O Globo
Uma coisa é um voto de protesto numa figura
pública duvidosa, outra é o voto num homem tão reconhecidamente perverso
“Não acho que quem ganhar ou quem perder, nem quem ganhar nem perder, vai ganhar ou perder. Vai todo mundo perder.” Nunca pensei que um dia diria isso, mas a Dilma tinha razão. Nessa eleição, não houve ganhadores ou perdedores: todos perderam. Mesmo que Kamala Harris tivesse saído vitoriosa (o que teria sido, antes de tudo, um alívio imenso), a realidade é que seria impossível ignorar a quantidade de eleitores americanos – "estadunidenses" – que considerou normal votar em Donald Trump. Ou, dito de outra forma, que achou, e ainda acha, Donald Trump normal.

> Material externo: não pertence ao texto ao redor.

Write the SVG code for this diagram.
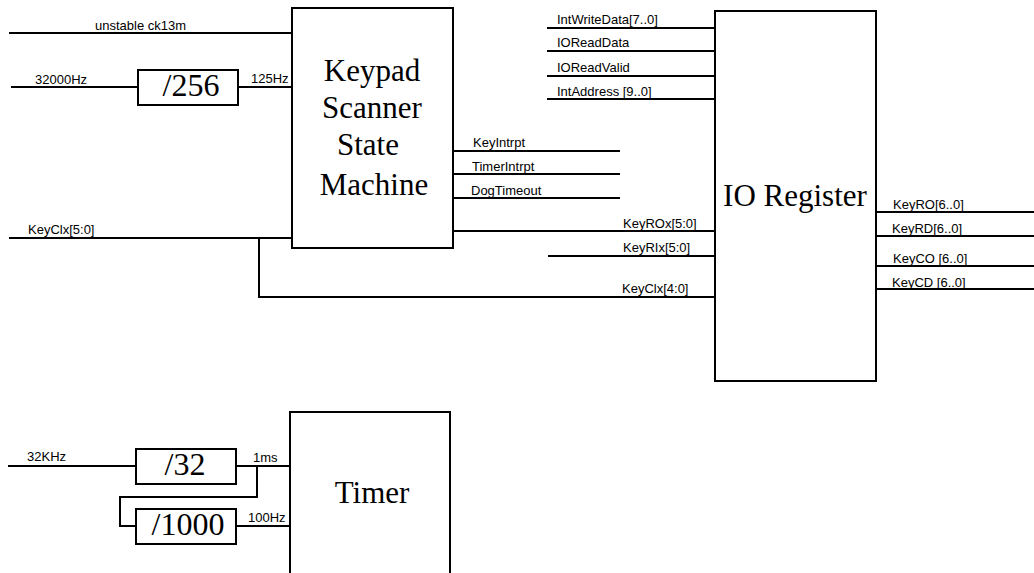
<svg xmlns="http://www.w3.org/2000/svg" width="1034" height="573" viewBox="0 0 1034 573">
<style>
.box{fill:#fff;stroke:#000;stroke-width:2}
.w{fill:none;stroke:#000;stroke-width:2}
.big{font-family:"Liberation Serif","Times New Roman",serif;font-size:31px;fill:#000;text-anchor:middle}
.div{font-family:"Liberation Serif","Times New Roman",serif;font-size:32px;fill:#000;text-anchor:middle}
.lbl{font-family:"Liberation Sans",Arial,sans-serif;font-size:13px;fill:#000}
</style>
<rect width="1034" height="573" fill="#fff"/>
<g id="connectors">
<path class="w" d="M9 33H292"/>
<path class="w" d="M11 87H138"/>
<path class="w" d="M238 87H292"/>
<path class="w" d="M9 238H292"/>
<path class="w" d="M259 238V297H715"/>
<path class="w" d="M453 151H620"/>
<path class="w" d="M453 174H620"/>
<path class="w" d="M453 198H620"/>
<path class="w" d="M453 231H715"/>
<path class="w" d="M548 256H715"/>
<path class="w" d="M547 28H715"/>
<path class="w" d="M547 51H715"/>
<path class="w" d="M547 76H715"/>
<path class="w" d="M547 99H715"/>
<path class="w" d="M876 212H1034"/>
<path class="w" d="M876 236H1034"/>
<path class="w" d="M876 266H1034"/>
<path class="w" d="M876 289H1034"/>
<path class="w" d="M8 466H136"/>
<path class="w" d="M236 466H290"/>
<path class="w" d="M257 466V497H120V526H136"/>
<path class="w" d="M236 526H290"/>
</g>
<g id="labels">
<text class="lbl" x="95" y="30">unstable ck13m</text>
<text class="lbl" x="35" y="84">32000Hz</text>
<text class="lbl" x="251" y="83">125Hz</text>
<text class="lbl" x="28" y="234">KeyClx[5:0]</text>
<text class="lbl" x="473" y="147">KeyIntrpt</text>
<text class="lbl" x="472" y="171">TimerIntrpt</text>
<text class="lbl" x="471" y="195">DogTimeout</text>
<text class="lbl" x="623" y="228">KeyROx[5:0]</text>
<text class="lbl" x="623" y="252">KeyRIx[5:0]</text>
<text class="lbl" x="622" y="293">KeyClx[4:0]</text>
<text class="lbl" x="557" y="24">IntWriteData[7..0]</text>
<text class="lbl" x="557" y="47">IOReadData</text>
<text class="lbl" x="557" y="72">IOReadValid</text>
<text class="lbl" x="557" y="96">IntAddress [9..0]</text>
<text class="lbl" x="893" y="209">KeyRO[6..0]</text>
<text class="lbl" x="892" y="233">KeyRD[6..0]</text>
<text class="lbl" x="893" y="263">KeyCO [6..0]</text>
<text class="lbl" x="892" y="287">KeyCD [6..0]</text>
<text class="lbl" x="27" y="461">32KHz</text>
<text class="lbl" x="253" y="462">1ms</text>
<text class="lbl" x="248" y="522">100Hz</text>
</g>
<g id="div256">
<rect class="box" x="138" y="70" width="100" height="35"/>
<text class="div" x="191" y="96">/256</text>
</g>
<g id="keypad-scanner">
<rect class="box" x="292" y="8" width="161" height="240"/>
<text class="big" x="372" y="81">Keypad</text>
<text class="big" x="372" y="118">Scanner</text>
<text class="big" x="368" y="155">State</text>
<text class="big" x="374" y="195">Machine</text>
</g>
<g id="io-register">
<rect class="box" x="715" y="11" width="161" height="370"/>
<text class="big" x="795" y="206">IO Register</text>
</g>
<g id="div32">
<rect class="box" x="136" y="449" width="100" height="35"/>
<text class="div" x="185" y="475">/32</text>
</g>
<g id="div1000">
<rect class="box" x="136" y="509" width="100" height="35"/>
<text class="div" x="188" y="535">/1000</text>
</g>
<g id="timer">
<rect class="box" x="290" y="412" width="160" height="175"/>
<text class="big" x="372" y="503">Timer</text>
</g>
</svg>
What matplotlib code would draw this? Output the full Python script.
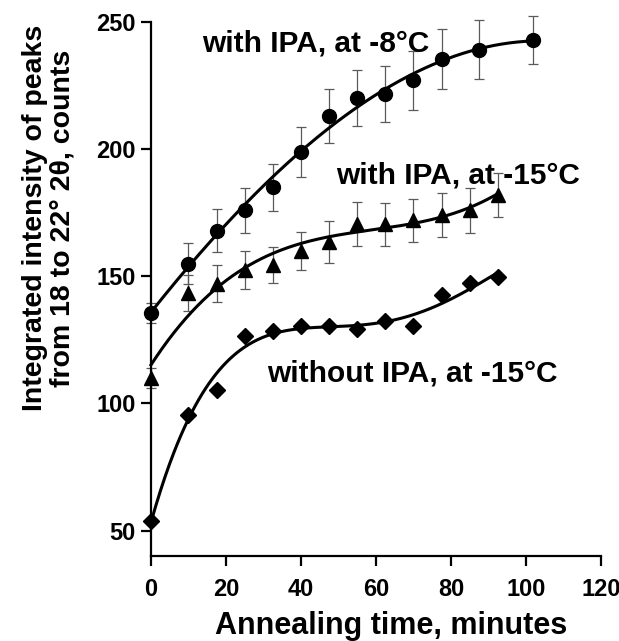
import numpy as np
import matplotlib
matplotlib.use("Agg")
import matplotlib.pyplot as plt

plt.rcParams['font.family'] = ['Liberation Sans', 'DejaVu Sans']
plt.rcParams['font.weight'] = 'bold'

# with IPA, at -8C (circles)
t_8 = [0, 10, 17.5, 25, 32.5, 40, 47.5, 55, 62.5, 70, 77.5, 87.5, 102]
y_8 = [135.5, 155, 168, 176, 185, 199, 213, 220, 221.5, 227, 235.5, 239, 243]
e_8 = [4, 7.9, 8.3, 8.9, 9.2, 9.8, 10.6, 11, 11, 11.5, 11.7, 11.6, 9.5]

# with IPA, at -15C (triangles)
t_15 = [0, 10, 17.5, 25, 32.5, 40, 47.5, 55, 62.5, 70, 77.5, 85, 92.5]
y_15 = [110, 143.5, 147, 152.5, 154.5, 160, 163.5, 170.5, 170.5, 172, 174, 176, 182]
e_15 = [4, 7.2, 7.3, 7.5, 7, 7.5, 8.1, 8.7, 8.5, 8.5, 8.7, 8.8, 8.5]

# without IPA, at -15C (diamonds)
t_no = [0, 10, 17.5, 25, 32.5, 40, 47.5, 55, 62.5, 70, 77.5, 85, 92.5]
y_no = [53.7, 95.3, 105.4, 126.4, 128.5, 130.3, 130.3, 129.4, 132.4, 130.3, 142.5, 147.4, 149.7]

fig = plt.figure(figsize=(6.19, 6.41), dpi=100)
ax = fig.add_axes([0.2439, 0.1326, 0.7270, 0.8331])

# smooth fitted curves
for t, y, deg in [(t_8, y_8, 3), (t_15, y_15, 3), (t_no, y_no, 4)]:
    p = np.polyfit(t, y, deg)
    xs = np.linspace(0, max(t), 300)
    ax.plot(xs, np.polyval(p, xs), color='black', lw=2.2, zorder=3, clip_on=False)

ax.errorbar(t_8, y_8, yerr=e_8, fmt='none', ecolor='#5a5a5a', elinewidth=0.9,
            capsize=3.5, capthick=0.9, zorder=2, clip_on=False)
ax.errorbar(t_15, y_15, yerr=e_15, fmt='none', ecolor='#5a5a5a', elinewidth=0.9,
            capsize=3.5, capthick=0.9, zorder=2, clip_on=False)

ax.plot(t_8, y_8, 'o', color='black', ms=10, ls='none', zorder=4, clip_on=False)
ax.plot(t_15, y_15, '^', color='black', ms=10, ls='none', zorder=4, clip_on=False)
ax.plot(t_no, y_no, 'D', color='black', ms=8.5, ls='none', zorder=4, clip_on=False)

ax.text(13.5, 241.7, 'with IPA, at -8°C', fontsize=21.5, fontweight='bold', va='center', ha='left')
ax.text(49.3, 189.8, 'with IPA, at -15°C', fontsize=21.5, fontweight='bold', va='center', ha='left')
ax.text(30.9, 111.8, 'without IPA, at -15°C', fontsize=21.5, fontweight='bold', va='center', ha='left')

ax.set_xlim(0, 120)
ax.set_ylim(40, 250)
ax.set_xticks([0, 20, 40, 60, 80, 100, 120])
ax.set_yticks([50, 100, 150, 200, 250])

ax.spines['top'].set_visible(False)
ax.spines['right'].set_visible(False)
ax.spines['left'].set_linewidth(1.6)
ax.spines['bottom'].set_linewidth(1.6)
ax.tick_params(axis='both', direction='out', length=7, width=1.6, labelsize=17, pad=4)
ax.tick_params(axis='x', pad=9)

ax.set_xlabel('Annealing time, minutes', fontsize=22, fontweight='bold')
ax.xaxis.set_label_coords(0.533, -0.103)
ax.set_ylabel('Integrated intensity of peaks\nfrom 18 to 22° 2θ, counts', fontsize=20.5,
              fontweight='bold', linespacing=1.1)
ax.yaxis.set_label_coords(-0.167, 0.633)

fig.savefig('out.png', dpi=100)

(Aliás: chamar “americano” de “estadunidense”
é o tipo de preciosismo que ajuda a eleger trumps. É desnecessário, é ridículo
e, sobretudo, como todo jargão identitário, é divisivo, uma sinalização de
virtude cultural acintosa. Ninguém jamais se confundiu, ninguém jamais pensou
num mexicano, num canadense ou num sul-americano ao ouvir “americano”. Todo
mundo sabe que americano é americano – “O americano tranquilo”, “Um americano
em Paris”, “Pastoral americana”. Me avisem quando começarem a cantar “Tu vuò fà
lo statunitense”.)
Essas eleições não foram sobre esquerda ou
direita, dois rótulos gastos e cada vez mais irrelevantes; foram sobre duas
formas de se estar no mundo, sobre os limites do que se entende por sociedade,
civilização, decência.
O problema de Donald Trump não é ser de
direita – é todo o resto. O problema dos seus eleitores não é serem de direita
– é aceitarem que para o seu candidato não existem regras no jogo, e que um
homem despreparado, rancoroso e desprovido de empatia pode ser líder, não
apesar das suas falhas, mas justamente por elas.
Estão comemorando, sem se dar conta da
derrota geral, universal mesmo, que representa essa vitória.
Foi fácil entender quem elegeu Trump pela
primeira vez. Já em 1959, aqui no Brasil, Cacareco, rinoceronte carioca
emprestada ao zoológico paulista, teve mais de 100 mil votos para a Assembleia,
superando qualquer outro candidato. É lógico que os eleitores que escreveram
“Cacareco” nas cédulas não achavam que ela podia fazer um bom trabalho; apenas
tinham certeza de que ninguém na disputa os representava, e deram sua opinião
sincera sobre o establishment.
Em 2016 Trump era um Cacareco, um voto de
protesto que podia ser justificado pela alienação do eleitorado e pela escolha
de Hillary Clinton pelo Partido Democrata.
A reeleição de Trump agora, em 2024, é mais
difícil de entender. Ele conduziu uma política isolacionista que diminuiu os
Estados Unidos no cenário internacional, fez uma administração catastrófica da
pandemia, incitou a invasão do Capitólio. Sabemos o que pensa. Seu caráter é
conhecido – ele é visceralmente mau, e não faz esforço algum para disfarçar a
falta de compromisso com qualquer virtude.
Uma coisa é um voto de protesto numa figura
pública duvidosa, outra é o voto num homem tão reconhecidamente perverso. Achar
graça de Trump ainda podia ser compreensível em 2016; não em 2024. A sua
reeleição esvazia o argumento do Cacareco, e desfaz a narrativa reconfortante
que, da primeira vez, ele foi eleito quase que por acaso.
Não, o eleitor não é inocente.
Um comentário:
Brilhante!! "Dilma tinha razão" na sua confusão... Realmente, (quase) todo mundo vai perder! Se não fosse tão trágico, eu até escreveria uns kazinhos no final.